INSTRUCTIONS TO FOLLOW: Leave the pictures out. Retype exactly the lines below from the one containing "Convert this chart to Plotly code." through the one containing "import plotly.graph_objects as go", and no others.

##### DATASET

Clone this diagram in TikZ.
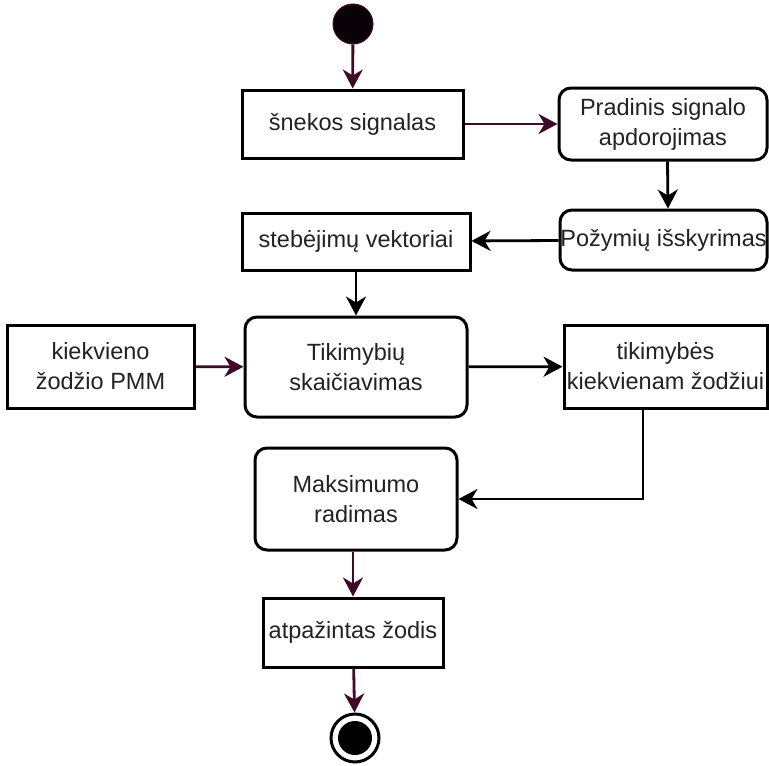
\documentclass[tikz,border=0pt]{standalone}
\usepackage{fontspec}
\setmainfont{Liberation Sans}
\usetikzlibrary{arrows.meta}

\definecolor{maroon}{HTML}{3F0A28}
\definecolor{ink}{HTML}{222222}

\tikzset{
	box/.style = {draw = black, line width = 3pt, inner sep = 0pt, align = center, text = ink, font = \fontsize{23.5}{30}\selectfont},
	act/.style = {box, rounded corners = 12pt},
	flow/.style = {line width = 2.8pt, -{Stealth[length = 19pt, width = 20pt, inset = 6pt]}},
}

\begin{document}
\begin{tikzpicture}[x = 1pt, y = -1pt]

	\useasboundingbox (0, 0) rectangle (769, 766);

	% Start and end
	
	\node (start) [circle, fill = black!85!maroon, draw = maroon, line width = 1pt, minimum size = 40pt, inner sep = 0pt] at (353, 24) {};
	\node (stop) [circle, draw = black, line width = 3pt, minimum size = 48pt, inner sep = 0pt] at (355, 738) {};
	\fill [black] (stop.center) circle (17);
	
	% Boxes
	
	\node (snekos) [box, minimum width = 221pt, minimum height = 68pt] at (352.5, 124) {šnekos signalas};
	\node (pradinis) [act, minimum width = 208pt, minimum height = 72pt] at (663, 124) {Pradinis signalo\\apdorojimas};
	\node (pozymiu) [act, minimum width = 207pt, minimum height = 60pt] at (663.5, 240) {Požymių išskyrimas};
	\node (stebejimu) [box, minimum width = 228pt, minimum height = 57pt] at (356, 241.5) {stebėjimų vektoriai};
	\node (tikimybiu) [act, minimum width = 222pt, minimum height = 100pt] at (356, 367) {Tikimybių\\skaičiavimas};
	\node (pmm) [box, minimum width = 187pt, minimum height = 83pt] at (100.5, 366.5) {kiekvieno\\žodžio PMM};
	\node (tikimybes) [box, minimum width = 203pt, minimum height = 83pt] at (665.5, 366.5) {tikimybės\\kiekvienam žodžiui};
	\node (maksimumo) [act, minimum width = 202pt, minimum height = 102pt] at (356, 499) {Maksimumo\\radimas};
	\node (zodis) [box, minimum width = 180pt, minimum height = 69pt] at (353, 632.5) {atpažintas žodis};
	
	% Arrows
	
	\draw [flow, maroon] (start) -- (snekos);
	\draw [flow, maroon] (snekos) -- (pradinis);
	\draw [flow] ([xshift = 4.5pt] pradinis.south) -- ([xshift = 4.5pt] pozymiu.north);
	\draw [flow] (pozymiu) -- (stebejimu);
	\draw [flow] (stebejimu) -- (stebejimu |- tikimybiu.north);
	\draw [flow, maroon] (pmm) -- (tikimybiu);
	\draw [flow] (tikimybiu) -- (tikimybes);
	\draw [flow] ([xshift = -22.5pt] tikimybes.south) |- (maksimumo.east);
	\draw [flow, maroon] (zodis |- maksimumo.south) -- (zodis);
	\draw [flow, maroon] (zodis) -- (stop);

\end{tikzpicture}
\end{document}
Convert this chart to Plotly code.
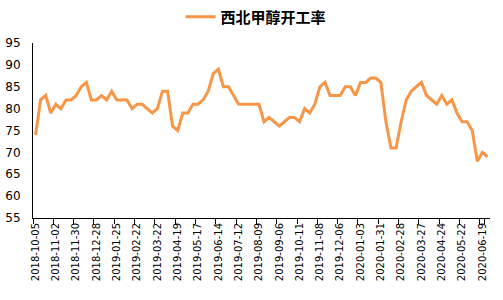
import plotly.graph_objects as go

dates = [
    "2018-10-05", "2018-10-12", "2018-10-19", "2018-10-26", "2018-11-02", "2018-11-09", "2018-11-16", "2018-11-23",
    "2018-11-30", "2018-12-07", "2018-12-14", "2018-12-21", "2018-12-28",
    "2019-01-04", "2019-01-11", "2019-01-18", "2019-01-25", "2019-02-01", "2019-02-08", "2019-02-15", "2019-02-22",
    "2019-03-01", "2019-03-08", "2019-03-15", "2019-03-22", "2019-03-29", "2019-04-05", "2019-04-12", "2019-04-19",
    "2019-04-26", "2019-05-03", "2019-05-10", "2019-05-17", "2019-05-24", "2019-05-31", "2019-06-07", "2019-06-14",
    "2019-06-21", "2019-06-28", "2019-07-05", "2019-07-12", "2019-07-19", "2019-07-26", "2019-08-02", "2019-08-09",
    "2019-08-16", "2019-08-23", "2019-08-30", "2019-09-06", "2019-09-13", "2019-09-20", "2019-09-27", "2019-10-11",
    "2019-10-18", "2019-10-25", "2019-11-01", "2019-11-08", "2019-11-15", "2019-11-22", "2019-11-29", "2019-12-06",
    "2019-12-13", "2019-12-20", "2019-12-27",
    "2020-01-03", "2020-01-10", "2020-01-17", "2020-01-24", "2020-01-31", "2020-02-07", "2020-02-14", "2020-02-21",
    "2020-02-28", "2020-03-06", "2020-03-13", "2020-03-20", "2020-03-27", "2020-04-03", "2020-04-10", "2020-04-17",
    "2020-04-24", "2020-05-01", "2020-05-08", "2020-05-15", "2020-05-22", "2020-05-29", "2020-06-05", "2020-06-12",
    "2020-06-19", "2020-06-26",
]

rates = [
    74, 82, 83, 79, 81, 80, 82, 82, 83, 85, 86, 82, 82, 83, 82, 84, 82, 82, 82, 80,
    81, 81, 80, 79, 80, 84, 84, 76, 75, 79, 79, 81, 81, 82, 84, 88, 89, 85, 85, 83,
    81, 81, 81, 81, 81, 77, 78, 77, 76, 77, 78, 78, 77, 80, 79, 81, 85, 86, 83, 83,
    83, 85, 85, 83, 86, 86, 87, 87, 86, 77, 71, 71, 77, 82, 84, 85, 86, 83, 82, 81,
    83, 81, 82, 79, 77, 77, 75, 68, 70, 69,
]

series_name = "西北甲醇开工率"
y_ticks = [55, 60, 65, 70, 75, 80, 85, 90, 95]
label_step = 4

fig = go.Figure()
fig.add_trace(go.Scatter(
    x=dates, y=rates, mode="lines", name="<b>" + series_name + "</b>",
    line=dict(color="#F79646", width=3),
))

tick_idx = list(range(0, len(dates), label_step))

fig.update_layout(
    width=503, height=300,
    margin=dict(l=33, r=13, t=43, b=82),
    paper_bgcolor="white", plot_bgcolor="white",
    showlegend=True,
    legend=dict(
        orientation="h", x=0.323, xanchor="left", yref="container", y=0.943, yanchor="middle",
        font=dict(family="Noto Sans CJK SC", size=15, color="#000000"),
        bgcolor="rgba(0,0,0,0)",
    ),
    xaxis=dict(
        type="category", range=[-0.5, len(dates) - 0.5], automargin=False,
        tickmode="array", tickvals=[dates[i] for i in tick_idx], ticktext=[dates[i] for i in tick_idx],
        tickson="boundaries", ticks="outside", ticklen=5, tickcolor="black",
        tickangle=-90, tickfont=dict(family="DejaVu Sans", size=10, color="black"),
        showline=True, linecolor="black", linewidth=1, showgrid=False, zeroline=False,
    ),
    yaxis=dict(
        range=[55, 95], tickmode="array", tickvals=y_ticks, automargin=False,
        tickfont=dict(family="DejaVu Sans", size=12, color="black"),
        showline=True, linecolor="black", linewidth=1, showgrid=False, zeroline=False,
        ticks="", ticklabelstandoff=9,
    ),
)

fig.write_html("out.html")
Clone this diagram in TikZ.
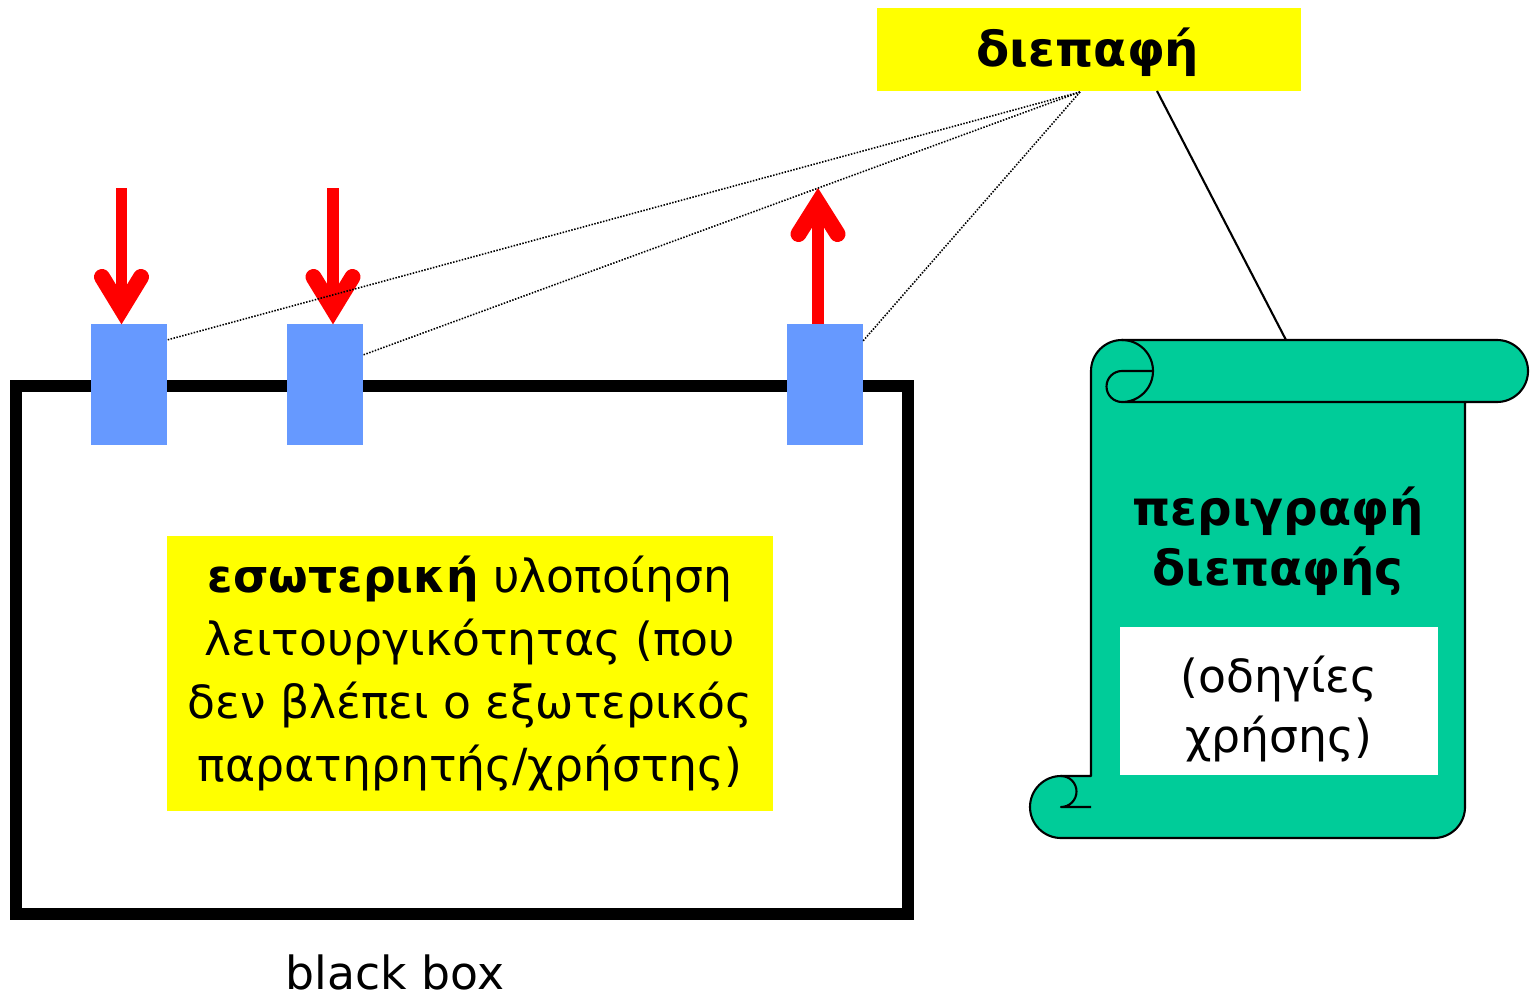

##########

RESULT OF THIS TASK:
Convert this chart to Plotly code.
import plotly.graph_objects as go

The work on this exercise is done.